QUANDO IL NEMICO E’ IN CASA
Vergogna, umiliazione, gelosia, sentimenti di perdita… che cosa spinge un uomo ad uccidere i familiari più stretti, le persone che dovrebbe proteggere più di ogni altra cosa ?
Questi gesti vengono spesso raccontati come la conseguenza di un momento di follia, un raptus, delitti percepiti come «questioni private» che non è stato possibile evitare. Che influenza ha l’aspetto culturale che nutre la pretesa di disporre delle donne e della loro vita legittimando così la violenza? Ci sono anche questioni patologiche?
Ci piace pensare, anche per tutelarci in qualche modo dagli orrori, che dietro le varie forme di violenza ci sia una follia, qualcosa di insano che si nasconde dentro il carnefice e che non è possibile cogliere prima che esploda.
In effetti l’aspetto più spaventoso è che solo una minoranza degli autori di omicidi familiari è affetto da patologie psichiatriche: la maggior parte è in grado di intendere e di volere, sono persone che sapevano quello che stavano facendo e nella maggioranza dei casi il gesto estremo è stato preceduto da violenze ripetute, maltrattamenti o stalking che si sono aggravati nel tempo, non sempre denunciati.
Ciò significa che questi delitti non arrivano inaspettati, non sono fulmini a ciel sereno, ma sono preceduti da numerosi segnali che possono essere riconosciuti e analizzati per mettere in moto dei meccanismi di prevenzione e protezione.
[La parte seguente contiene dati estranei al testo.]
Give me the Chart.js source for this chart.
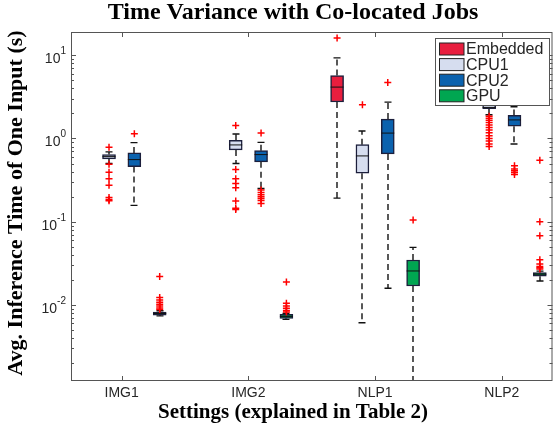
<!DOCTYPE html>
<html>
<head>
<meta charset="utf-8">
<script src="https://cdn.jsdelivr.net/npm/chart.js@4.4.1/dist/chart.umd.min.js"></script>
<style>
  html, body { margin: 0; padding: 0; background: #fff; }
</style>
</head>
<body>
<canvas id="boxChart" width="558" height="429"></canvas>
<script>
var categories = ['IMG1', 'IMG2', 'NLP1', 'NLP2'];
var seriesNames = ['Embedded', 'CPU1', 'CPU2', 'GPU'];

// per category: [lower whisker, q1, median, q3, upper whisker], null = not run
var embeddedBox = [null, null, [0.192, 2.74, 4.14, 5.70, 9.29], null];
var cpu1Box = [[0.50, 0.568, 0.605, 0.640, 0.689], [0.50, 0.729, 0.836, 0.949, 1.13], [0.0061, 0.382, 0.617, 0.843, 1.23], [1.93, 2.28, 2.36, 2.6, 3.0]];
var cpu2Box = [[0.157, 0.459, 0.557, 0.670, 0.891], [0.25, 0.524, 0.640, 0.714, 0.898], [0.0159, 0.652, 1.16, 1.71, 2.73], [0.859, 1.40, 1.67, 1.89, 2.40]];
var gpuBox = [[0.0074, 0.00755, 0.0079, 0.0082, 0.0085], [0.0067, 0.0069, 0.00728, 0.0077, 0.0079], [0.001, 0.0169, 0.0256, 0.0347, 0.0492], [0.0194, 0.0221, 0.0234, 0.0245, 0.0255]];

// outliers per category
var embeddedOut = [[], [], [16.1], []];
var cpu1Out = [[0.782, 0.49, 0.393, 0.327, 0.274, 0.195, 0.185, 0.178], [1.435, 0.423, 0.327, 0.288, 0.255, 0.177, 0.145, 0.140], [2.54], [1.85, 1.75, 1.65, 1.55, 1.45, 1.35, 1.26, 1.17, 1.08, 1.0, 0.93, 0.86, 0.80]];
var cpu2Out = [[1.14], [1.16, 0.24, 0.225, 0.21, 0.20, 0.19, 0.18, 0.165], [4.70], [0.47, 0.43, 0.41, 0.39, 0.37]];
var gpuOut = [[0.0219, 0.0123, 0.0115, 0.0108, 0.0102, 0.0097, 0.0092, 0.0088], [0.0189, 0.0105, 0.0097, 0.0091, 0.0086, 0.0082], [0.1045], [0.547, 0.1, 0.0679, 0.035, 0.031, 0.029, 0.028, 0.027]];

var yTicks = [0.01, 0.1, 1, 10];
var yTickExp = ['-2', '-1', '0', '1'];

var boxes = [embeddedBox, cpu1Box, cpu2Box, gpuBox];
var outliers = [embeddedOut, cpu1Out, cpu2Out, gpuOut];
var colors = ['#e81e3e', '#d6ddef', '#0b62ae', '#00a651'];
var offsets = [-0.3, -0.1, 0.1, 0.3];

var datasets = [];
boxes.forEach(function (s, si) {
    var pts = [];
    s.forEach(function (b, ci) {
        if (b) pts.push({x: ci + 1 + offsets[si], y: [b[1], b[3]]});
    });
    datasets.push({
        type: 'bar', label: seriesNames[si], data: pts,
        backgroundColor: colors[si], borderColor: '#1c1f3c', borderWidth: 1.5,
        borderSkipped: false, barThickness: 13, grouped: false, order: 2
    });
});
outliers.forEach(function (s, si) {
    var pts = [];
    s.forEach(function (list, ci) {
        list.forEach(function (v) { pts.push({x: ci + 1 + offsets[si], y: v}); });
    });
    datasets.push({
        type: 'scatter', label: seriesNames[si] + ' outliers', data: pts,
        pointStyle: 'cross', pointRadius: 3.5, borderColor: '#ff0000',
        backgroundColor: '#ff0000', borderWidth: 1.5, order: 0
    });
});

var axisColor = '#555';
var textColor = '#262626';

var boxPlot = {
    id: 'boxPlot',
    beforeDatasetsDraw: function (chart) {
        var ctx = chart.ctx, xs = chart.scales.x, ys = chart.scales.y, a = chart.chartArea;
        ctx.save();
        ctx.beginPath(); ctx.rect(a.left, a.top, a.width, a.height); ctx.clip();
        ctx.strokeStyle = '#111'; ctx.lineWidth = 1.4;
        boxes.forEach(function (s, si) {
            s.forEach(function (b, ci) {
                if (!b) return;
                var px = Math.round(xs.getPixelForValue(ci + 1 + offsets[si]));
                ctx.setLineDash([6, 4]);
                ctx.beginPath();
                ctx.moveTo(px, ys.getPixelForValue(b[1])); ctx.lineTo(px, ys.getPixelForValue(b[0]));
                ctx.moveTo(px, ys.getPixelForValue(b[3])); ctx.lineTo(px, ys.getPixelForValue(b[4]));
                ctx.stroke();
                ctx.setLineDash([]);
                ctx.beginPath();
                [b[0], b[4]].forEach(function (v) {
                    var py = ys.getPixelForValue(v);
                    ctx.moveTo(px - 3.5, py); ctx.lineTo(px + 3.5, py);
                });
                ctx.stroke();
            });
        });
        ctx.restore();
    },
    afterDatasetsDraw: function (chart) {
        var ctx = chart.ctx, xs = chart.scales.x, ys = chart.scales.y;
        ctx.save();
        ctx.strokeStyle = '#111'; ctx.lineWidth = 1;
        boxes.forEach(function (s, si) {
            s.forEach(function (b, ci) {
                if (!b) return;
                var px = xs.getPixelForValue(ci + 1 + offsets[si]);
                var py = ys.getPixelForValue(b[2]);
                ctx.beginPath(); ctx.moveTo(px - 6.5, py); ctx.lineTo(px + 6.5, py); ctx.stroke();
            });
        });
        ctx.restore();
    },
    afterDraw: function (chart) {
        var ctx = chart.ctx, xs = chart.scales.x, ys = chart.scales.y, a = chart.chartArea;
        ctx.save();
        // frame
        ctx.strokeStyle = axisColor; ctx.lineWidth = 1;
        ctx.strokeRect(a.left + 0.5, a.top + 0.5, a.width - 1, a.height - 1);
        // x ticks
        ctx.beginPath();
        categories.forEach(function (c, i) {
            var px = Math.round(xs.getPixelForValue(i + 1)) + 0.5;
            ctx.moveTo(px, a.bottom); ctx.lineTo(px, a.bottom - 5);
            ctx.moveTo(px, a.top); ctx.lineTo(px, a.top + 5);
        });
        // y ticks, major and minor
        for (var d = -3; d <= 1; d++) {
            for (var m = 1; m <= 9; m++) {
                var v = m * Math.pow(10, d);
                if (v < ys.min || v > ys.max) continue;
                var py = Math.round(ys.getPixelForValue(v)) + 0.5;
                var len = m === 1 ? 5 : 3;
                ctx.moveTo(a.left, py); ctx.lineTo(a.left + len, py);
                ctx.moveTo(a.right, py); ctx.lineTo(a.right - len, py);
            }
        }
        ctx.stroke();
        // tick labels
        ctx.fillStyle = textColor;
        ctx.font = '14px "Liberation Sans", Arial, sans-serif';
        ctx.textAlign = 'center'; ctx.textBaseline = 'alphabetic';
        categories.forEach(function (c, i) {
            ctx.fillText(c, xs.getPixelForValue(i + 1), 397);
        });
        yTicks.forEach(function (v, i) {
            var py = ys.getPixelForValue(v);
            ctx.font = '10px "Liberation Sans", Arial, sans-serif';
            var ew = ctx.measureText(yTickExp[i]).width;
            ctx.textAlign = 'left';
            ctx.fillText(yTickExp[i], 66 - ew, py - 1);
            ctx.font = '14px "Liberation Sans", Arial, sans-serif';
            ctx.textAlign = 'right';
            ctx.fillText('10', 66 - ew, py + 8);
        });
        // titles
        ctx.fillStyle = '#000';
        ctx.textAlign = 'center';
        ctx.font = 'bold 24px "Liberation Serif", "Times New Roman", serif';
        ctx.fillText('Time Variance with Co-located Jobs', 293, 19);
        ctx.font = 'bold 21px "Liberation Serif", "Times New Roman", serif';
        ctx.fillText('Settings (explained in Table 2)', 293, 418);
        ctx.save();
        ctx.translate(22, 203);
        ctx.rotate(-Math.PI / 2);
        ctx.font = 'bold 22px "Liberation Serif", "Times New Roman", serif';
        ctx.fillText('Avg. Inference Time of One Input (s)', 0, 0);
        ctx.restore();
        // legend
        var lx = 435, ly = 38, lw = 114, lh = 67;
        ctx.fillStyle = '#fff';
        ctx.fillRect(lx, ly, lw, lh);
        ctx.strokeStyle = axisColor; ctx.lineWidth = 1;
        ctx.strokeRect(lx + 0.5, ly + 0.5, lw, lh);
        ctx.font = '16px "Liberation Sans", Arial, sans-serif';
        ctx.textAlign = 'left'; ctx.textBaseline = 'middle';
        seriesNames.forEach(function (n, i) {
            var cy = 49 + i * 15.6;
            ctx.fillStyle = colors[i];
            ctx.fillRect(439.5, cy - 6, 24.5, 12);
            ctx.strokeStyle = '#222'; ctx.lineWidth = 1;
            ctx.strokeRect(439.5, cy - 6, 24.5, 12);
            ctx.fillStyle = textColor;
            ctx.fillText(n, 466, cy + 1);
        });
        ctx.restore();
    }
};

var ctx = document.getElementById('boxChart').getContext('2d');
var boxChart = new Chart(ctx, {
    type: 'bar',
    data: { datasets: datasets },
    options: {
        responsive: false,
        animation: false,
        devicePixelRatio: 1,
        layout: { padding: { top: 32, right: 4, left: 0, bottom: 0 } },
        plugins: {
            legend: { display: false },
            title: { display: false },
            tooltip: { enabled: false }
        },
        scales: {
            x: {
                type: 'linear', min: 0.6, max: 4.4, offset: false,
                grid: { display: false }, ticks: { display: false },
                border: { display: false },
                afterFit: function (s) { s.height = 48; }
            },
            y: {
                type: 'logarithmic', min: 0.00122, max: 19,
                grid: { display: false }, ticks: { display: false },
                border: { display: false },
                afterFit: function (s) { s.width = 71; }
            }
        }
    },
    plugins: [boxPlot]
});
</script>
</body>
</html>
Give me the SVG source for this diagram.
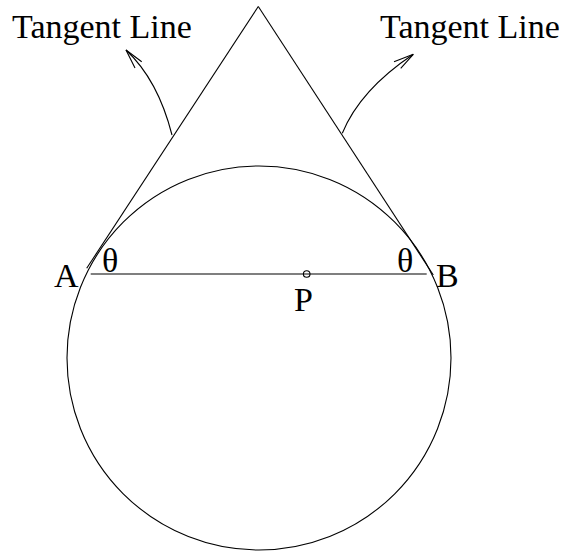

Sono segnali che sottolineano l’aggressività, l’eccessivo senso del possesso, i divieti o i limiti imposti alla partner, le reazioni sproporzionate rispetto alle scelte della compagna che minacciano l’orgoglio maschile generando rabbia, vergogna, umiliazione e un dolore così intollerabile che sfocia in aggressività e violenza incontrollata.
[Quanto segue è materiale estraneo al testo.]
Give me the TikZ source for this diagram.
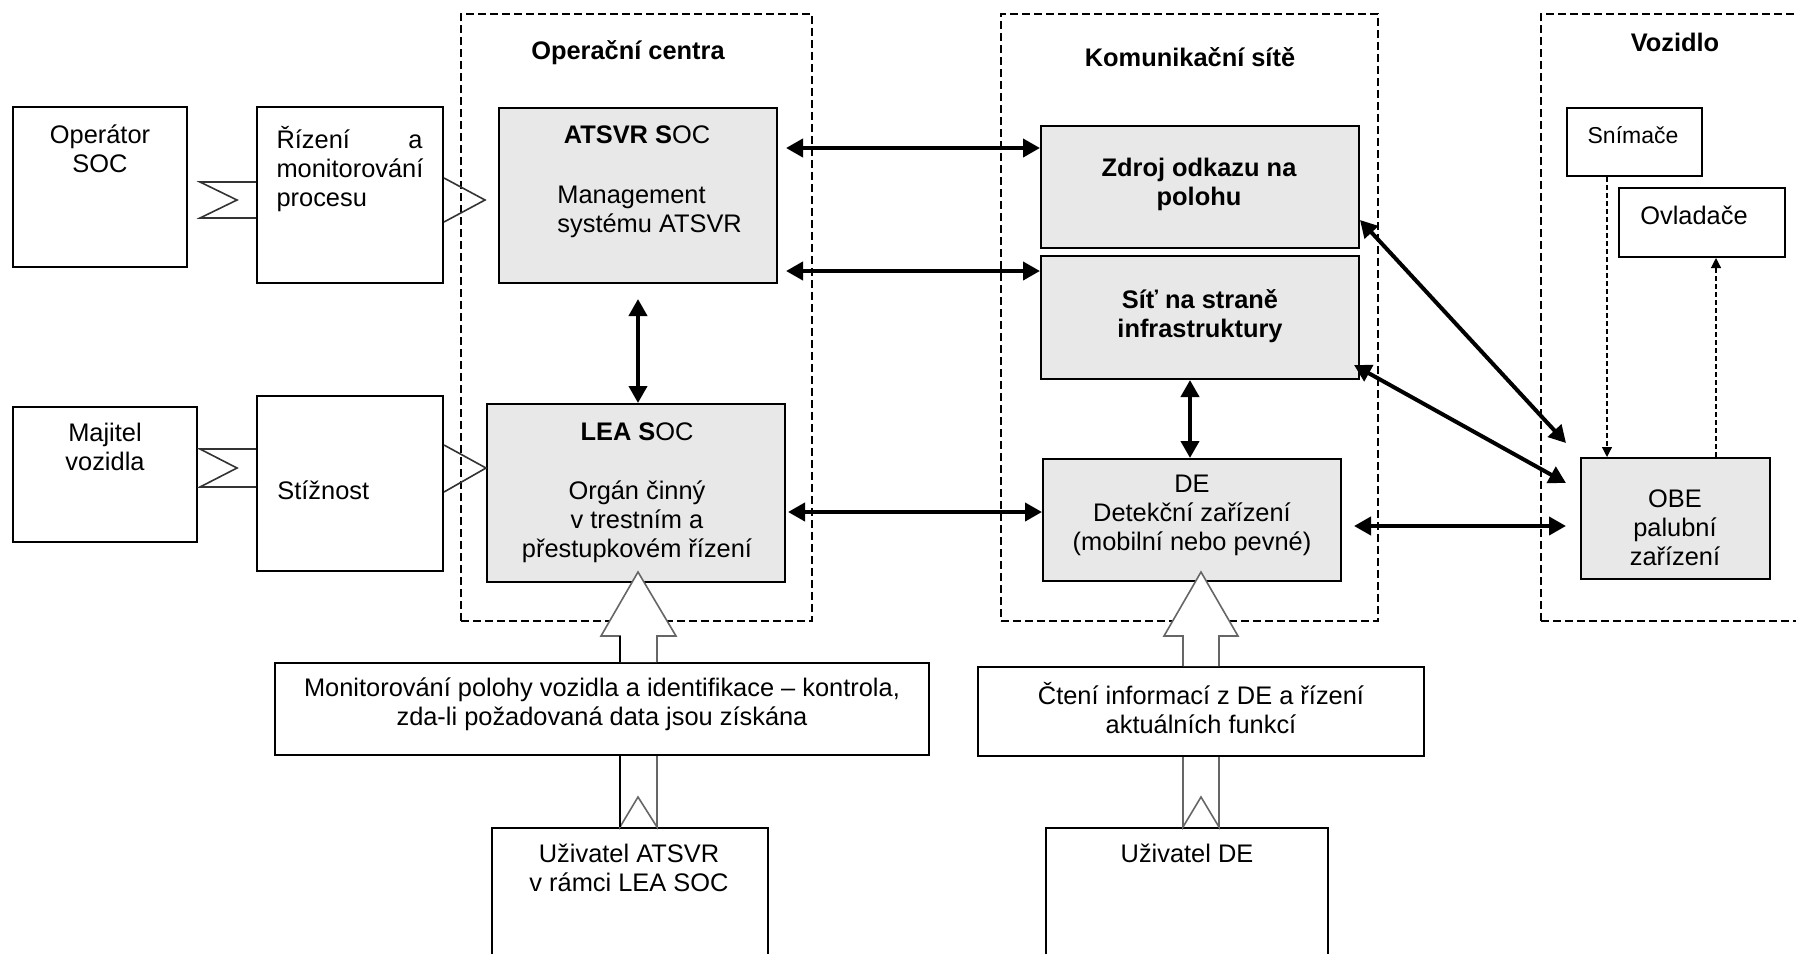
\documentclass[tikz,border=0pt]{standalone}
\usepackage{fontspec}
\setmainfont{Liberation Sans}
\usetikzlibrary{arrows.meta,fit,calc}
\definecolor{boxgray}{RGB}{232,232,232}
\begin{document}
\begin{tikzpicture}[x=0.5pt,y=-0.5pt,
  box/.style={draw, line width=1pt, inner sep=0pt},
  graybox/.style={box, fill=boxgray},
  region/.style={draw, line width=0.6pt, dash pattern=on 4pt off 2pt, inner sep=0pt},
  txt/.style={font=\fontsize{12.7}{14.5}\selectfont, align=center, inner sep=0pt},
  btxt/.style={txt, font=\fontsize{12.7}{14.5}\selectfont\bfseries},
  biarrow/.style={line width=2pt, {Triangle[length=8.5pt,width=9pt]}-{Triangle[length=8.5pt,width=9pt]}},
  dasharrow/.style={line width=0.6pt, dash pattern=on 2.5pt off 1.5pt, -{Triangle[length=5pt,width=5pt]}},
  iface/.style={line width=0.8pt, draw=black!80},
  hollow/.style={line width=0.8pt, draw=black!60, fill=white},
]
\useasboundingbox (0,0) rectangle (1796,954);

% regions
\node[region, fit={(461,14)(812,621)}] (opc) {};
\node[region, fit={(1001,14)(1378,621)}] (kom) {};
\node[region, fit={(1541,14)(1820,621)}] (voz) {};
\node[btxt] (opct) at (628,53) {Operační centra};
\node[btxt] (komt) at (1190,57) {Komunikační sítě};
\node[btxt] (vozt) at (1675,42) {Vozidlo};

% left boxes
\node[box, fit={(13,107)(187,267)}] (oper) {};
\node[txt] (opert) at (100,149) {Operátor\\SOC};
\node[box, fit={(257,107)(443,283)}] (rizeni) {};
\node[txt, align=left] (rizenit) at (350,169) {\makebox[73pt][l]{Řízení\hfill a}\\monitorování\\procesu};
\node[box, fit={(13,407)(197,542)}] (majitel) {};
\node[txt] (majitelt) at (105,447) {Majitel\\vozidla};
\node[box, fit={(257,396)(443,571)}] (stiz) {};
\node[txt, anchor=west] (stizt) at (277,490) {Stížnost};

% operacni centra
\node[graybox, fit={(499,108)(777,283)}] (atsvr) {};
\node[txt] (atsvrt) at (637,135) {\textbf{ATSVR S}OC};
\node[txt, align=left, anchor=west] (atsvrm) at (557,212) {Management\\systému ATSVR};
\node[graybox, fit={(487,404)(785,582)}] (lea) {};
\node[txt] (leat) at (637,432) {\textbf{LEA S}OC};
\node[txt] (leam) at (637,522) {Orgán činný\\v trestním a\\přestupkovém řízení};

% komunikacni site
\node[graybox, fit={(1041,126)(1359,248)}] (zdroj) {};
\node[btxt] (zdrojt) at (1199,184) {Zdroj odkazu na\\polohu};
\node[graybox, fit={(1041,256)(1359,379)}] (sit) {};
\node[btxt] (sitt) at (1200,316) {Síť na straně\\infrastruktury};
\node[graybox, fit={(1043,459)(1341,581)}] (de) {};
\node[txt] (det) at (1192,515) {DE\\Detekční zařízení\\(mobilní nebo pevné)};

% vozidlo
\node[box, fit={(1567,108)(1702,176)}] (snim) {};
\node[txt, font=\fontsize{11.5}{13}\selectfont] (snimt) at (1633,135) {Snímače};
\node[box, fit={(1619,188)(1785,257)}] (ovl) {};
\node[txt] (ovlt) at (1694,215) {Ovladače};
\node[graybox, fit={(1581,458)(1770,579)}] (obe) {};
\node[txt] (obet) at (1675,528) {OBE\\palubní\\zařízení};

% bottom boxes
\node[box, fit={(275,663)(929,755)}] (mon) {};
\node[txt] (mont) at (602,704) {Monitorování polohy vozidla a identifikace – kontrola,\\zda-li požadovaná data jsou získána};
\node[box, fit={(492,828)(768,990)}] (uzatsvr) {};
\node[txt] (uzatsvrt) at (629,868) {Uživatel ATSVR\\v rámci LEA SOC};
\node[box, fit={(978,667)(1424,756)}] (cteni) {};
\node[txt] (ctenit) at (1201,708) {Čtení informací z DE a řízení\\aktuálních funkcí};
\node[box, fit={(1046,828)(1328,990)}] (uzde) {};
\node[txt] (uzdet) at (1187,853) {Uživatel DE};

% interface symbols
\draw[iface] (rizeni.west|-0,182) -- (200,182) -- (237,200) -- (200,218) -- (rizeni.west|-0,218);
\draw[iface] (rizeni.east|-0,178) -- (485,200) -- (rizeni.east|-0,222);
\draw[iface] (stiz.west|-0,449) -- (200,449) -- (237,468) -- (200,487) -- (stiz.west|-0,487);
\draw[iface] (stiz.east|-0,445) -- (lea.west|-0,468) -- (stiz.east|-0,492);

% thick arrows
\draw[biarrow] ($(atsvr.east|-0,148)+(8,0)$) -- (zdroj.west|-0,148);
\draw[biarrow] ($(atsvr.east|-0,271)+(8,0)$) -- (sit.west|-0,271);
\draw[biarrow] ($(atsvr.south)+(0,15)$) -- (lea.north-|atsvr.south);
\draw[biarrow] ($(lea.east|-0,512)+(2,0)$) -- (de.west|-0,512);
\draw[biarrow] (1190,0|-sit.south) -- (1190,0|-de.north);
\draw[biarrow] ($(de.east|-0,526)+(12,0)$) -- ($(obe.west|-0,526)+(-14,0)$);
\draw[biarrow] (zdroj.east|-0,220) -- ($(obe.west|-0,443)+(-14,0)$);
\draw[biarrow] ($(sit.east|-0,365)+(-6,0)$) -- ($(obe.west|-0,483)+(-14,0)$);

% dashed arrows in vehicle
\draw[dasharrow] (1607,0|-snim.south) -- (1607,0|-obe.north);
\draw[dasharrow] (1716,0|-obe.north) -- (1716,0|-ovl.south);

% hollow arrows
\draw[hollow] (620,0|-mon.north) -- (620,636) -- (601,636) -- (638,572) -- (676,636) -- (657,636) -- (657,0|-mon.north);
\draw[hollow] (620,0|-mon.south) -- (620,0|-uzatsvr.north) -- (638,797) -- (657,0|-uzatsvr.north) -- (657,0|-mon.south);
\draw[line width=0.8pt, black] (620,0|-mon.north) -- (620,636);
\draw[line width=0.8pt, black] (620,0|-mon.south) -- (620,0|-uzatsvr.north);
\draw[hollow] (1183,0|-cteni.north) -- (1183,636) -- (1164,636) -- (1201,572) -- (1238,636) -- (1219,636) -- (1219,0|-cteni.north);
\draw[hollow] (1183,0|-cteni.south) -- (1183,0|-uzde.north) -- (1201,797) -- (1219,0|-uzde.north) -- (1219,0|-cteni.south);
\end{tikzpicture}
\end{document}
In questo senso la violenza è quasi un tentativo distorto di rimediare al torto subito, esprimendo con tutta l’aggressività possibile il diritto di esercitare un potere su qualcosa che viene considerato di proprietà.
Non credo ci sia un altro metodo di prevenzione se non quello di raccontare senza sentirsi in colpa, denunciare tutti quei segnali che possono indicare il rischio di un’esplosione di violenza e, soprattutto, non temere quel giudizio sociale che ancora troppo spesso non consente alle vittime di uscire in tempo allo scoperto.